US Approves Clinical Trial of Cuban Lung Cancer Vaccine

 US Approves Clinical Trial of Cuban Lung Cancer Vaccine

Federal regulators have given approval for U.S. clinical trials of a Cuban-developed lung cancer vaccine.

New York Governor Andrew Cuomo announced the Food and Drug Administration’s decision Wednesday at the Roswell Park Cancer Institute in Buffalo.

Lung cancer is the second most commonly diagnosed cancer in both men and women, according to the American Cancer Society, which estimates nearly 160,000 Americans will die from the disease this year, with non-small cell cancer the most frequently diagnosed type, by far.

The Cuban lung cancer vaccine, called CIMAvax, was developed by the Center of Molecular Immunology in Havana. It works as a form of immunotherapy.

CIMAvax does not target and kill cancer cells directly, as many forms of chemotherapy do. Instead it targets a protein found naturally in the body, epidermal growth factor, that signals cells to grow — and in the case of cancer cells, to grow uncontrollably.

The vaccine stimulates the immune system, leading the body to produce antibodies that stop epidermal growth factor from attaching to cancer cells. The Roswell Park institute’s chief executive, Candace Johnson, says the protein acts as food for the cells of non-small cell lung cancer, and they cannot survive without it.

With the Cuban vaccine stimulating the patient’s own immune system, cancer cells are blocked from receiving the protein they need, and they die.

“And it works, that’s the beauty of it,” Johnson said.

Roswell Park is the first center to receive permission to sponsor the U.S. testing of any Cuban medical therapy and “bring Cuban science to the U.S.,” as Johnson said. She and Cuomo have been negotiating to win Cuban and U.S. approval for the landmark clinical trial for more than a year.

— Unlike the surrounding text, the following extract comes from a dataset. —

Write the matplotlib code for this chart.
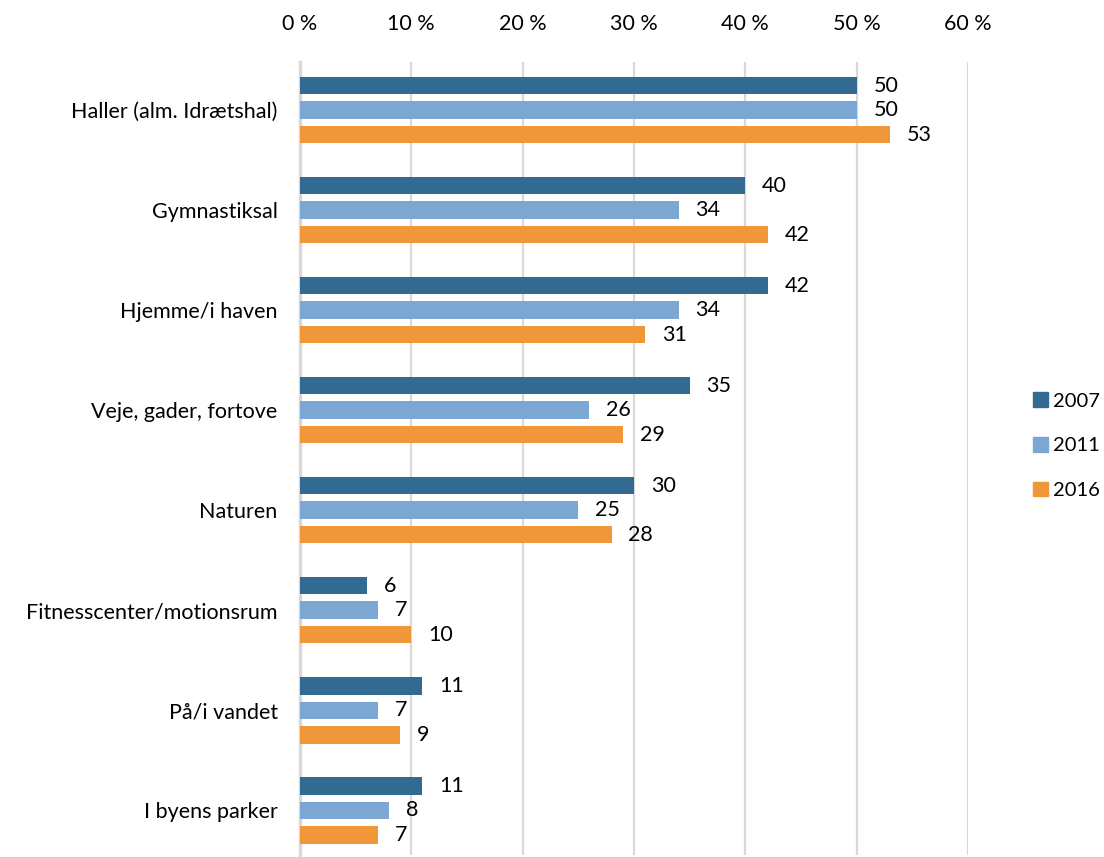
import numpy as np
import matplotlib.pyplot as plt
from matplotlib.patches import Patch

plt.rcParams['font.family'] = ['Lato', 'DejaVu Sans']

categories = ["Haller (alm. Idrætshal)", "Gymnastiksal", "Hjemme/i haven",
              "Veje, gader, fortove", "Naturen", "Fitnesscenter/motionsrum",
              "På/i vandet", "I byens parker"]
years = ["2007", "2011", "2016"]
v2007 = [50, 40, 42, 35, 30, 6, 11, 11]
v2011 = [50, 34, 34, 26, 25, 7, 7, 8]
v2016 = [53, 42, 31, 29, 28, 10, 9, 7]
colors = ["#336a92", "#7ba7d2", "#f0973a"]

fig = plt.figure(figsize=(11.04, 8.57), dpi=100)
ax = fig.add_axes([0.2717, 0.002, 0.6051, 0.9255])

y = np.arange(len(categories))
h = 0.175
offs = [-0.245, 0, 0.245]
for vals, off, c in zip([v2007, v2011, v2016], offs, colors):
    ax.barh(y + off, vals, height=h, color=c, zorder=3)
    for yi, v in zip(y, vals):
        ax.text(v + 1.5, yi + off, str(v), va="center", ha="left", fontsize=15.5)

ax.set_xlim(0, 60)
ax.set_ylim(7.45, -0.48)
ax.set_xticks(np.arange(0, 61, 10))
ax.set_xticklabels([f"{t} %" for t in range(0, 61, 10)], fontsize=15.5)
ax.xaxis.tick_top()
ax.set_yticks(y)
ax.set_yticklabels(categories, fontsize=15.5)
ax.tick_params(length=0, pad=16, axis="y")
ax.tick_params(length=0, pad=20, axis="x")
ax.grid(axis="x", color="#d9d9d9", linewidth=1.6, zorder=0)
for s in ["top", "right", "bottom"]:
    ax.spines[s].set_visible(False)
ax.spines["left"].set_color("#d9d9d9")
ax.spines["left"].set_linewidth(2.5)

handles = [Patch(color=c) for c in colors]
fig.legend(handles, years, loc="center left", bbox_to_anchor=(0.936, 0.48),
           frameon=False, fontsize=14.5, handlelength=0.75, handleheight=0.75,
           labelspacing=1.35, handletextpad=0.25, borderpad=0, borderaxespad=0)

fig.savefig("out.png", dpi=100)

The trial is expected to start within a month for 60 to 90 patients.

CIMAvax will be tested in combination with an immunotherapy medication intended to strengthen the body’s built-in defenses against an array of disease-causing invaders, such as viruses and bacteria.

The idea of using the immune system to attack cancer is not new, and two similar vaccines are in the early stages of development in the U.S.